To: Marcus S.
From: Geoffrey Klempner
Subject: Criteria for personal identity over time
Date: 7 October 2004 09:32
Dear Marcus,
Thank you for your email of 27 September with your third essay for the Philosophy of Mind program, entitled 'Personal Identity over Time'.
The essay is a response to the question, 'Can one give adequate criteria for the identity of a person over time? Illustrate your answer with thought experiments describing "problem cases" of personal identity.'
You have attempted something quite rare: a genuine attempt at original philosophical inquiry. I am impressed by this.
The solution which you propose sufficiently dissimilar from those I have come across in the literature to convince me that you have thought this out for yourself, although the method you have used is one that is tried and tested.
If we can discover the essence of things which belong to kind F - whatever F might be - then this promises to provide criteria, i.e. necessary and sufficient conditions, for the identity of individuals of kind F over time. That is the methodological principle which you have relied on.
How do we determine this essence when F is a human being? We look for what all human beings have in common. And so you arrive at your formula: 'True persons are identified by being in a state of human potential.'
Now, this might be criticized as an account of the essence of the kind 'human' because the concept human appears (implicitly) on both sides of the equation: The essence of a human being = being in a state of human potential. But this criticism can be easily met.
Suppose you asked me, 'What is the essence of the kind, "fish"?' and I replied, 'The essence of a fish is being in a state of fishy potential.'
This looks circular, but on closer inspection the formula provides a way of explaining the essence. 'Fishy potential' might be further explained as the ability to swim in water, to extract oxygen using gills, etc.' Anything which swims and has gills (etc.) is a fish. A fish out of water, not using its gills is still a fish, and so is a fish which is lying still at the bottom of the lake.
But now comes the second part of the process: how do we use the account of the essence of a human being (or a fish) to provide criteria for the identity of a human being (or a fish) over time?
The account hinges critically on the notion of 'same potential'. To illustrate how this works, you introduce your own problem case of personal identity, the story of Susan Jones.
Susan Jones' brain is transplanted into a new body. Then the brain turns to mush and all that is left is the living body of Susan Jones. Susan's mental capacities (potential) survived the brain transplant; her physical capacities (potential) survived the loss of her mental capacities.
If Susan's old body had not been discarded after the transplant operation but reconstructed and given the brain of another crash victim, we would certainly have problems with our account of identity. This is just a version of the 'splitting' problem which you do not address: the 'same' human potential can split into two human potentials each of which goes its own way. However, that is a general problem which faces a variety of different accounts of personal identity, and not a special difficulty with your account.

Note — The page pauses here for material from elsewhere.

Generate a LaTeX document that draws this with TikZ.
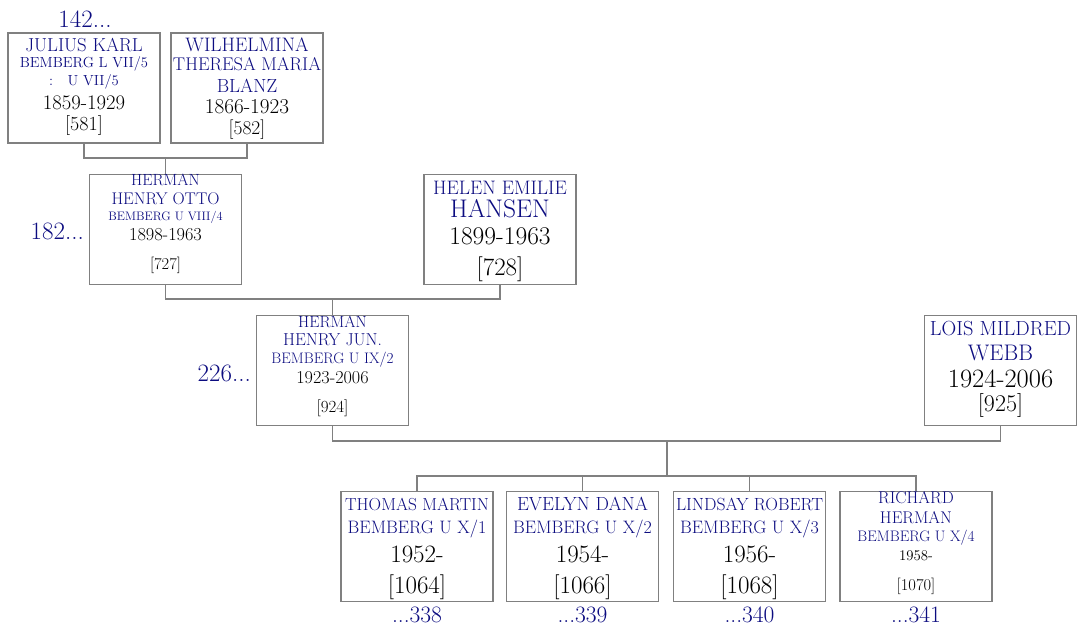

If we are dealing with fish, there really isn't a problem. No-one is that bothered whether what we have, after some lengthy experimental process, is the 'same fish' or not. - On second thoughts, if the fish undergoing vivisection was your pet fish, then you might have an interest in whether your pet had 'survived' the experiment, or 'died' and had its parts used to make a 'new' fish. (On the other hand, you might reassure yourself, 'At least Nemo's fins survived, even if Nemo is no longer here.')
With persons, the case is altogether different. And this is where your account requires an extra step. What you need is an explanation of our social, moral and legal *interest* in identifying persons. That is what the analysis of 'human potential' would plug into.
So, for example, according to the seventeenth century philosopher Locke's 'forensic' theory of personal identity in terms of continuity of memory, human potential embodies the characteristic human capacity of a sense of self (lacking in a fish), the consciousness of one's responsibility for the things one has done in the past, of the obligations one holds to other persons and so on.
This Lockean account gives the right answer in the brain transplant scenario, but the wrong answer in the brain wasting scenario. That is one advantage of your account over Locke. Susan Jones' loving husband, who agreed to be cryogenically frozen along with her in 1985, is united with her once more in 2042, then remains by her side during the long decline, never doubting that the body that he hugs, the lips that he kisses are *hers*. So long as Susan's new body survives with some physical capacity, even if it is only the capacity to breathe, she *is* still there.
A first rate piece of work - well done!